Many farmers are adopting online strategies because they feel they have few other options. Johnny Parker, who runs the mid-sized, multi-site Edible Earth Farm outside Pittsburgh, says he started listing his produce on Farmigo in late 2014 for the 2015 season after seeing the farm’s community supported agriculture (CSA) revenue plummet.
He says that for the six seasons he’s been farming, CSA memberships have comprised upwards of 80 percent of his gross revenues. Then last season he had a difficult time signing up new CSA members. He projects that CSA income will comprise just 55 percent of his gross revenues in 2016. The reason? Parker, who was a university director of systems and software development before turning to farming, blames the glut of fresh food delivery services that “popped up seemingly overnight,” offering produce to consumers at slimmer margins and with more variety than many local CSAs.
Still, last season, Parker decided to outsource his CSA operation to Farmigo—one of the companies he blames for cutting into his profits after it went from providing existing CSAs with online ordering software to creating its own online local food marketplace called Farmigo Communities—and he began growing a little of everything to cater to a choosier consumer.
“If you can’t beat them, join them,” he says.
Susan Ujcic and Annie Salafsky, who together run Helsing Junction Farm, a farm and CSA south of Seattle, Washington, had a similar experience. When Farmigo was in the business of developing CSA software, it “really helped [their] business,” Salafasky says.
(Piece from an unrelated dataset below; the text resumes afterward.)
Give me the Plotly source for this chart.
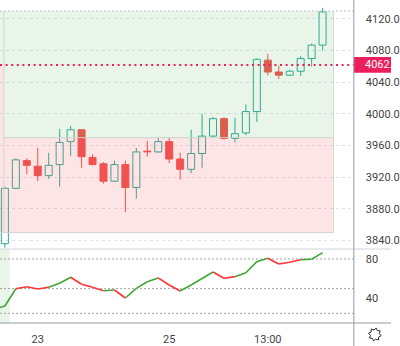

The CSA became “more streamlined” and the software provided “a lot of great features” such as automatic revenue reports and other data do-dads that simply weren’t available elsewhere.
But the farmers say they were disappointed, when, after being Farmigo’s loyal customer for several years, the company (backed by $26 million in funding) “came into the market we’ve developed over the past 25 years and started competing with us.”
As Farmigo founder Benzi Ronen sees it, Farmigo’s customers are not his competitors; on and offline retailers like Safeway, Walmart, Instacart, and Amazon are. “Based on research we conducted, there is a large number of people who aspire to buy from CSAs and farmers’ markets, but are not able to do so,” he says. “Farmigo Communities was designed to become an alternative to going to the supermarket, while delivering on the benefits of local food.”
But in the strict sense, Farmigo Communities does compete with its CSA customers. It sells locally grown food in the same markets: Seattle, Northern California, New York, and New Jersey, so far. These are many of the same places where traditional CSAs are expanding and natural markets for the company to enter, in part because the cities have already shown that they want such services. And Farmigo buys from many of the same farms and suppliers that CSAs do. But, Ronan contends, Farmigo had to move beyond providing software to other CSAs because there’s simply not enough growth in that market.
A More Farmer-Centric Model?
Some of startups that are newer to the market appear to put the focus even more on farmers than their predecessors—while attempting to solve for some of the logistics hurdles that got Good Eggs in financial trouble. In 2013, Farmstr was an early entrantinto the e-commerce and delivery space. But in late 2014, founder Janelle Maiocco shut it down because the venture-funded startup found the economics of owning warehouses and delivery trucks—and managing other “last-mile” logistics—“too expensive for us to offer a low-cost solution” for farmers, consumers, and her business.
In an example of what she calls “failing forward,” Maiocco quickly hatched a plan to start a company that would focus on providing the technology for producers to sell their products, rather than on distribution and delivery. Barn2Door, founded in March 2015, serves as a matchmaker between farmers and customers who could be down the street or across the country.
The producer pays a $10 monthly fee for the e-commerce site, sets his or her own prices, and Maiocco says Barn2Door takes nothing from the transaction. This prevents the “markups of 60 to 80 percent” she says customers sometimes see on other e-commerce sites. Once a sale is made, producers arrange with the buyer to get the food.
“It might be, ‘meet me at the boat,’ or ‘I do home delivery in these two zip codes,’ or ‘I’ll drop a farm box at these locations.’ It might also be direct shipping cross-country,” Maiocco says.
But for some producers, this mode may not be particularly efficient either, because it can mean responding to orders on a case-by-case basis.
For farmers who want to sell their food direct to consumers in larger quantities, distribution is often still a big logistical and financial barrier. Take Rachel Kasa of Casa Rosa Farms in Capay Valley, California. She has had a positive experience selling her produce and meats on Farmigo, Good Eggs, and Full Circle, but she says she wouldn’t be able to access these providers if she didn’t belong to a food hub, which handles all the last-mile delivery and distribution logistics.
“The food hub delivers to the tech company’s warehouse, which then delivers the items to the consumers,” she says.
Websites that don’t solve for those last-mile logistics, in other words, may not be solving for one of most producers’ biggest pain points, says Greenberger of Food Sol.
“Tech companies come in and want to say ‘we’re connecting farmers to the consumers,’” she says. “But from a business point of view, they haven’t connected them because the bag of apples hasn’t changed hands.”
Complicating matters is the fact that, despite growth in online grocery shopping in recent years, 80 percent of us still buy our apples in-person, from a physical location. Supermarkets, Greenberger says, are still “incredibly efficient.” That industry—with its legions of faithful consumers, all set in their ways—will be a tough one to disrupt, she says, unless these online companies can find a way to band together to create a truly competitive online grocery, thereby pooling the risk.
As unlikely as that is to happen, no high-tech solution may ever be enough to convince New Hampshire farmer Craig Jensen that connecting online is as beneficial as connecting offline and face-to-face.
“When we work directly with our local co-op or small restaurant we can, in a conversation, both state our needs and try to be flexible,” he says. “The e-commerce that we’ve had available just isn’t as flexible.”